The D.C. Baseball Commission resolved yesterday to continue its season-ticket campaign and to begin lobbying for the support of individual major league owners by traveling to other cities or by enticing owners to visit Washington.

In the face of baseball owners' slow-cook approach to expansion, the commission also pledged to try to lure two National League teams to play at least one exhibition game at RFK Stadium in early April as a further showing of fan support. Baseball Commissioner Peter Ueberroth and the 26 major league owners last week in San Diego met and discussed expansion, but made no commitments and set no timetables.

"The problem is it's difficult to format what happens from here on out in baseball," said District Councilman Frank Smith, commission chairman. "We could be on a treadmill, ad infinitum. But it's possible that one thing happening, such as relocation of an existing franchise, could trigger something else.

"I'm still confident that we are going to get a team. I'm taking that for granted."

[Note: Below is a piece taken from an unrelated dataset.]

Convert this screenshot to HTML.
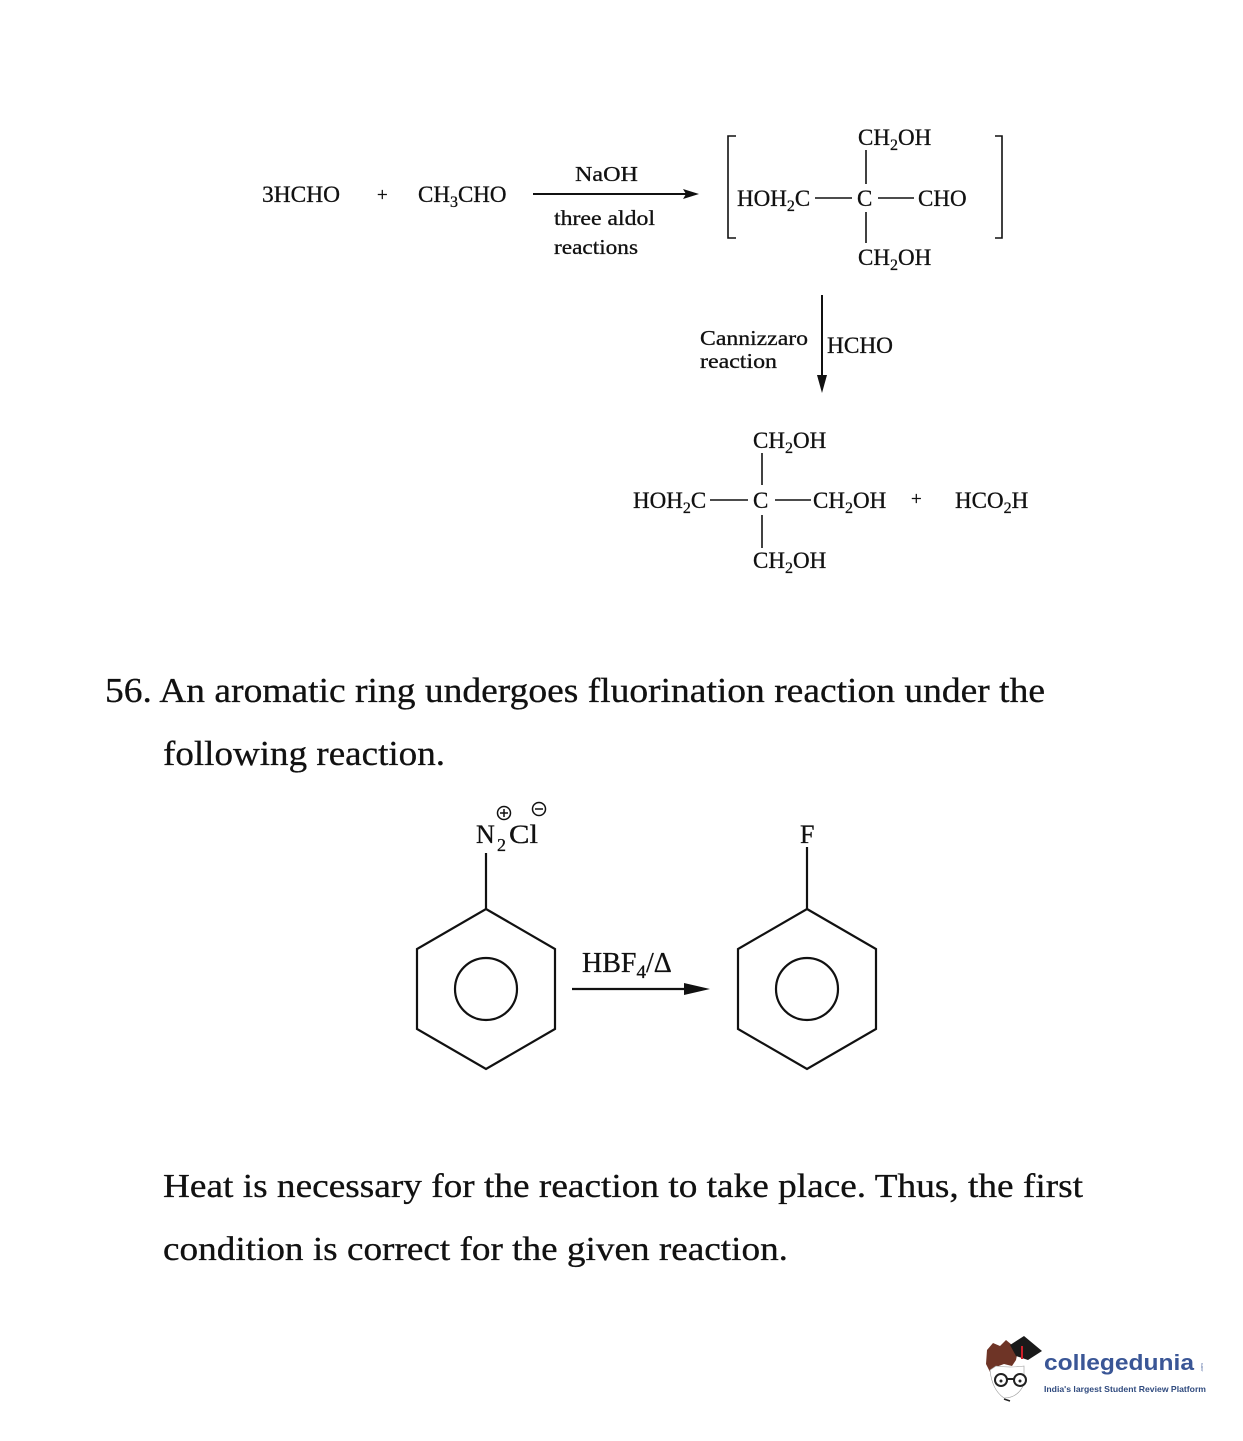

There were conflicting views among commission members whether to continue the campaign in which more than 15,000 season-ticket pledges to a nonexistent team have been received, with more than $8 million deposited in area banks. Robert Pincus, president of D.C. National Bank and a commission member, said he checked with five of the banks that had accepted deposits for season tickets and, as of several days ago, there had been no withdrawals.

"These people put their money in the bank for a purpose, and that purpose is not dead," Pincus said. "If their money has enhanced baseball owners' view of Washington, then there is no reason to take it out. We are all still optimistic."

However, Morris Siegel, consultant to the commission, urged that the season-ticket campaign end immediately. "The other cities haven't sold any season tickets, and they got the same consideration we did in San Diego," Siegel said.

Siegel also noted that a better approach would be to mimic the actions of the eight cities that made up Branch Rickey's Continental League in the late 1950s.

"All eight cities in that league are now in the major leagues, and they did it not by selling a single season ticket, but by lobbying. They did it not by lobbying the baseball commissioner, but by lobbying the baseball owners," Siegel said.

"That's what we have to do."

A commission member also proposed joining forces with other expansion-hopeful cities, such as Denver and Tampa/St. Petersburg, to unify and strengthen strategies for expansion. It seems unlikely, though, that any action will take place on this proposal.

Commission members stressed the importance of completing transfer of ownership of RFK Stadium from the Department of Interior to the District government. The House passed the bill in June, but opposition from Sen. Mark Hatfield (R-Ore.) has stalled a bill in the Senate.

Siegel said the District government must allot the necessary $13 million to $15 million to make improvements at RFK as soon as possible in order to make the city more attractive to baseball owners.

Smith disagreed, saying, "No politician worth his salt would vote to give up that kind of money, because if you're wrong (and no team comes to Washington), you've got some problems to answer to."

As of yesterday, it was unclear who would represent the District in meetings with baseball owners. Pincus said he will recommend land developers Oliver T. Carr Jr. and James Clark, part of a group hoping to bring a team here. Smith said he would like to be one of the District's representatives. He said Mayor Marion Barry might join in or different representatives might travel to visit with different owners, "depending on who you know in baseball."

A tenatively scheduled game between the Atlanta Braves and Cincinnati Reds at RFK Stadium for early April recently fell through when the teams insisted on a two-game series with $40,000 guaranteed per team for each game, according to Joe Riley, president of the Greater Washington Sports Authority. Riley said costs to the authority could have reached $400,000.